A 1st Century marble statue of Jupiter

In this very personal look at the Roman god Jupiter, King of the Gods, Baylor University professor Julia Dyson Hejduk has given us in her new book the first fully scholarly treatment of the god as a character in his own right.

To accomplish this she examines the texts of five Augustan poets (that is, poets from the age of the first Roman emperor, Augustus) who, after years of study, have become her friends. This intimate approach saves the book from being the typical dry-as-dust professional treatise. Any Latin in the book is translated into English, and since much of the book deals with Jupiter’s sexual adventures, there is no lack of titillating (or disturbing) material. “My exploration of Jupiter attempts to shed light on the unique personalities of five men, and I ultimately decided that the best way to create a nuanced portrait of each was to examine them separately.”

The five poets are Virgil, Horace, Tibullus, Propertius, and Ovid. Naturally each poet tells of Jupiter in different ways, leading to “paradoxes and contradictions, such as the perennial tension between Lover and Thunderer.” This, Hejduk admits, is reflected in a certain “shizophrenic quality” in what we learn of the god.

In her first poet, Virgil, the author sees a direct comparison between the meaning of his poetry and modern American politics. “After thirty years of reading this poet, I am convinced that if there is a coherent meaning to his poems, it must reside partly in his carefully crafted insolubility. I believe he was plagued throughout his life by this question: Looking at the same data set how can two decent, intelligent people, who ostensibly share the same values, come to opposite conclusions that can tear a community apart (a question made very real to Americans in the wake of the 2016 election.)” We can certainly update Hejduk’s concern with a force magnifier for the 2020 election.

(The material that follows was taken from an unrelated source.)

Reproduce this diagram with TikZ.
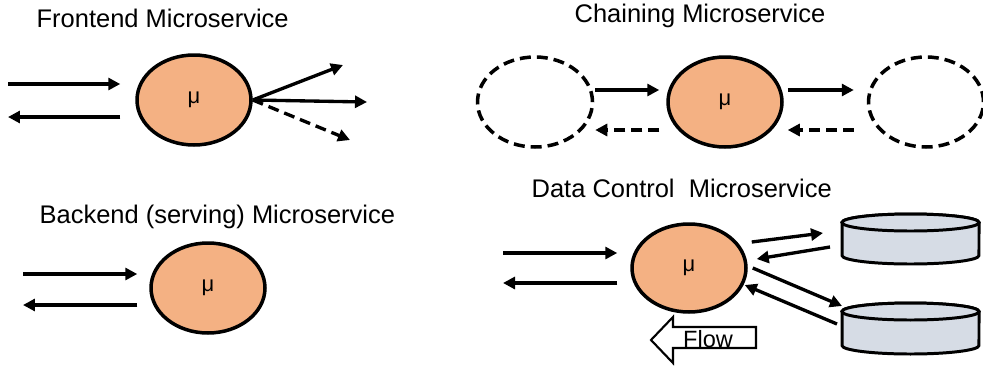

In a 63-page chapter, the author traces what she terms Jupiter’s trajectory through the extant poems of Virgil. Since there is no unifying, single answer in Virgil to any of a host of questions, we are left with a series of counterfactuals. In the Aeneid, for example, Jupiter plays a key role in a human sacrifice with which the poem ends. In a passage most readers see as Jupiter’s lowest point, Virgil embeds a moral affirmation of the god, who as a matter of justice “frightens cities that deserve it with war.” Hejduk has no answer as to why the only assertion of Jupiter’s justice is placed within a narrative of human sacrifice.

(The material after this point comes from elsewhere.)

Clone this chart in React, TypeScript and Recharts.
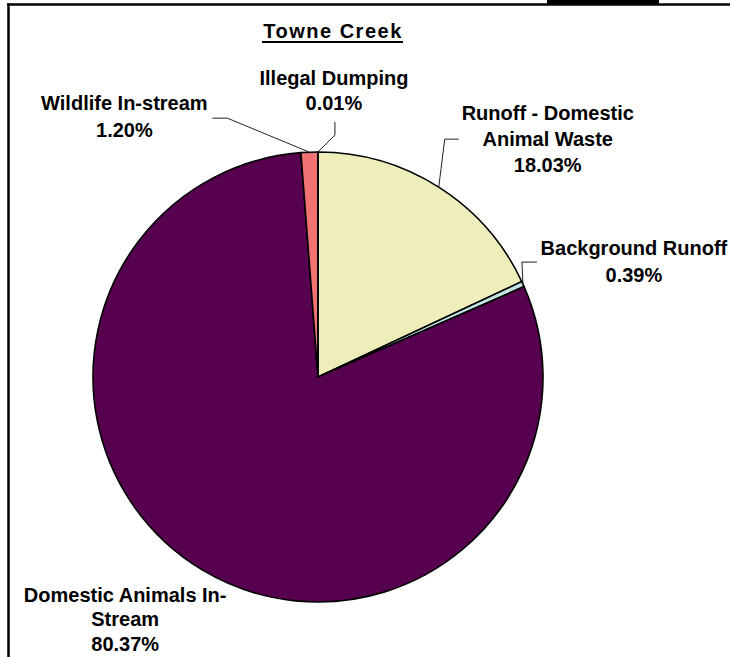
import React from 'react';
import { PieChart, Pie, Cell } from 'recharts';

const title = 'Towne Creek';
const categories = [
  'Runoff - Domestic Animal Waste',
  'Background Runoff',
  'Domestic Animals In-Stream',
  'Wildlife In-stream',
  'Illegal Dumping',
];
const shares = [18.03, 0.39, 80.37, 1.2, 0.01];
const labelLines = [
  ['Runoff - Domestic', 'Animal Waste'],
  ['Background Runoff'],
  ['Domestic Animals In-', 'Stream'],
  ['Wildlife In-stream'],
  ['Illegal Dumping'],
];
const colors = ['#EEEEBB', '#C4E4E4', '#580050', '#F07272', '#9999FF'];

const data = categories.map((name, i) => ({ name, value: shares[i] }));

// label placement relative to the slice's rim anchor (leader elbow points, text centre/baseline)
const labelLayout = [
  { leader: [[6, -48], [20, -48]], text: [109, -67], lineH: 26 },
  { leader: [[-1, -22], [14, -22]], text: [111, -29], lineH: 27 },
  { leader: [], text: [-77, 32], lineH: 24.5 },
  { leader: [[-82, -34], [-97, -34]], text: [-185, -42], lineH: 27 },
  { leader: [[17, -17], [17, -30]], text: [16, -67], lineH: 25 },
];

const RAD = Math.PI / 180;
const FONT = '"Liberation Sans", Arial, sans-serif';

const renderLabel = (props: any) => {
  const { cx, cy, midAngle, outerRadius, index, value } = props;
  const ax = cx + outerRadius * Math.cos(-midAngle * RAD);
  const ay = cy + outerRadius * Math.sin(-midAngle * RAD);
  const lay = labelLayout[index];
  const pts = [[ax, ay], ...lay.leader.map(([dx, dy]) => [ax + dx, ay + dy])];
  const lines = [...labelLines[index], `${Number(value).toFixed(2)}%`];
  const tx = ax + lay.text[0];
  const ty = ay + lay.text[1];
  return (
    <g key={`lbl-${index}`}>
      {pts.length > 1 && (
        <polyline
          points={pts.map((p) => p.join(',')).join(' ')}
          fill="none"
          stroke="#222"
          strokeWidth={1}
        />
      )}
      <text
        x={tx}
        y={ty}
        textAnchor="middle"
        fontFamily={FONT}
        fontWeight="bold"
        fontSize={20}
        fill="#000"
      >
        {lines.map((ln, i) => (
          <tspan key={i} x={tx} y={ty + i * lay.lineH}>
            {ln}
          </tspan>
        ))}
      </text>
    </g>
  );
};

export default function App() {
  return (
    <div
      style={{
        position: 'absolute',
        left: 0,
        top: 0,
        width: 730,
        height: 657,
        background: '#fff',
        overflow: 'hidden',
      }}
    >
      <PieChart width={730} height={657} margin={{ top: 0, right: 0, bottom: 0, left: 0 }}>
        <Pie
          data={data}
          dataKey="value"
          nameKey="name"
          cx={318}
          cy={377}
          outerRadius={225}
          startAngle={90}
          endAngle={-270}
          stroke="#000"
          strokeWidth={1.6}
          label={renderLabel}
          labelLine={false}
          isAnimationActive={false}
        >
          {data.map((d, i) => (
            <Cell key={d.name} fill={colors[i]} />
          ))}
        </Pie>
      </PieChart>
      <svg
        width={730}
        height={657}
        style={{ position: 'absolute', left: 0, top: 0, pointerEvents: 'none' }}
      >
        <line x1={7} y1={4.5} x2={730} y2={4.5} stroke="#000" strokeWidth={2.5} />
        <line x1={8.5} y1={3.5} x2={8.5} y2={657} stroke="#000" strokeWidth={2.5} />
        <rect x={547} y={0} width={112} height={5} fill="#000" />
        <text
          x={333}
          y={38}
          textAnchor="middle"
          fontFamily={FONT}
          fontWeight="bold"
          fontSize={20}
          letterSpacing={1.5}
          fill="#000"
        >
          {title}
        </text>
        <line x1={262} y1={42} x2={403} y2={42} stroke="#000" strokeWidth={2} />
      </svg>
    </div>
  );
}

But she does have an opinion on a pair of questions that are asked in the poem: “Is such great wrath in the minds of the gods above?; Did it please you, Jupiter, for peoples destined for eternal peace to clash with such strife?” Hejduk explains that the first “asks about the problem of Evil in general; the second asks about the specific evil endemic to Roman history, civil war.” Her answer to both is a sobering Yes.

All this relates to the wrath of Jupiter, his role as Thunderer. The best place to see his other major role at work is in the poetry of Tibullus (where she has a section on Jupiter the Lover and the Enemy of Love) and that of Ovid. Everyone knows of Helen who had the face that launched a thousand ships, and the Trojan War. What you might not know is that her father was none other than Jupiter. In Ovid’s Heroides, Helen is ambivalent “about which aspect of Jupiter to emphasize- his glory as a father, his attractiveness as a lover, or his deceptiveness as a seducer.” This poignant mixture of shame and pride reflects on her own character, so when she makes much of her affronted chastity when Paris makes his advances to her, it quickly crumbles when confronted with the weapon he uses: “his sexual attractiveness.” Hejduk sees this as an example of “the paradoxes of human desire.” Through his many poems, “Ovid is the one who brings Jupiter down to earth, even as he blatantly sends Augustus to heaven.” The god of Rome became Caesar.

To be clear, Hejduk looks here at Jupiter, not his Greek counterpart Zeus. Thus we see the king of the gods through the eyes of Romans, not the Greeks who preceded them. Zeus does make the occasional appearance, as the Augustan poets did much to rework the original exploits of Zeus in a Roman context, but you will not, for example, find the creation of man and woman here, as described in Hesiod.

This is a very fine book which will have a broad appeal ranging from gender studies and mythological research to the larger Classical audience and anyone interested in ancient Rome, especially its theological beliefs.

There is a translation error of a line by Propertius on page 191. The text reads “That goddess who so often kept longing lovers 379 apart.” Clearly, the insertion of “379” was a mistake.

The God of Rome is $74 from Oxford University Press.